Edmonds kept his finger on the camera shutter and captured a series of images that brought him a Pulitzer Prize in 1982. The famous photographs are now on display at the National Press Club, at the corner of 14th and F streets Northwest, as part of the AP’s new photography exhibit, “The American President.”

The exhibit spans presidencies from Abraham Lincoln to George W. Bush, and it also includes photographs from this year’s presidential campaign. The historical photographs were selected from more than 10 million film and digital images in the AP library, more than 20,000 of which exclusively cover presidents Harry Truman through Bill Clinton and have not been seen since they were first taken or initially published.

“The idea was not to have just another exhibit of pictures of the president,” said Paul Colford, the AP’s director of media relations.

The 80-plus photographs will be on display at the National Press Club through July 12 and will then travel to colleges and museums.

“It has been such an extraordinary year for interest in the candidates,” Colford said. “The presidential campaign as a backdrop has energized universities to bring in the exhibit as a conversational piece. … They saw how unusual the photographs were and that [piqued] their interest.”

The AP has won 49 Pulitzer Prizes, 30 of which were awarded for photography, since its founding in 1846. In addition to Edmonds’ sequence of photographs from the 1981 assassination attempt, the Press Club exhibit features images of Bill Clinton’s 1998 impeachment trial from J. Scott Applewhite and other photographers and Paul Vathis’ picture of John F. Kennedy discussing the failed Bay of Pigs invasion with his predecessor, Dwight Eisenhower, at Camp David in 1961.

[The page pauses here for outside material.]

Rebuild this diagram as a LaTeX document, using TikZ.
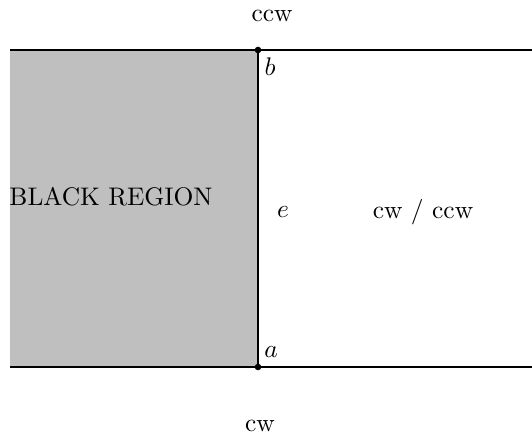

Despite modern technology, capturing a series of images comparable to Edmonds’ would be nearly impossible in today’s high-security environment. The afternoon of the attempted assassination, Edmonds was standing right by the driver’s-side door of Reagan’s limousine as a member of the president’s small, two-car motorcade. Now presidential motorcades are so long that photographers can ride anywhere from 15 to 20 cars behind the president. They’re also not allowed to exit their cars, Edmonds said.

White House control over presidential appearances further complicates coverage, said J. David Ake, the AP’s Washington photo editor. “The White House Press Office is more sophisticated now,” Ake noted. “They have a message and they want to get that message out. … They are going to try to manipulate and sculpt the event to their benefit.”

Because official events are so scripted, both Ake and Edmonds stress the importance of taking photographs before and afterward, when the president lets his guard down. “I’ve always gone out there trying to show our readers something they couldn’t [otherwise] see,” Edmonds said. “We don’t try to make the president look bad, but humorous moments make the president look human.”

The exhibit places a special emphasis on such spontaneous images.

“I always like to joke that [the presidents] put their pants on the same way I do,” Edmonds said. “One leg at a time.”

“The American President” is free and open to the public from 7 a.m. to 11 p.m. Monday through Friday, and 10 a.m. to 4 p.m. on Saturdays.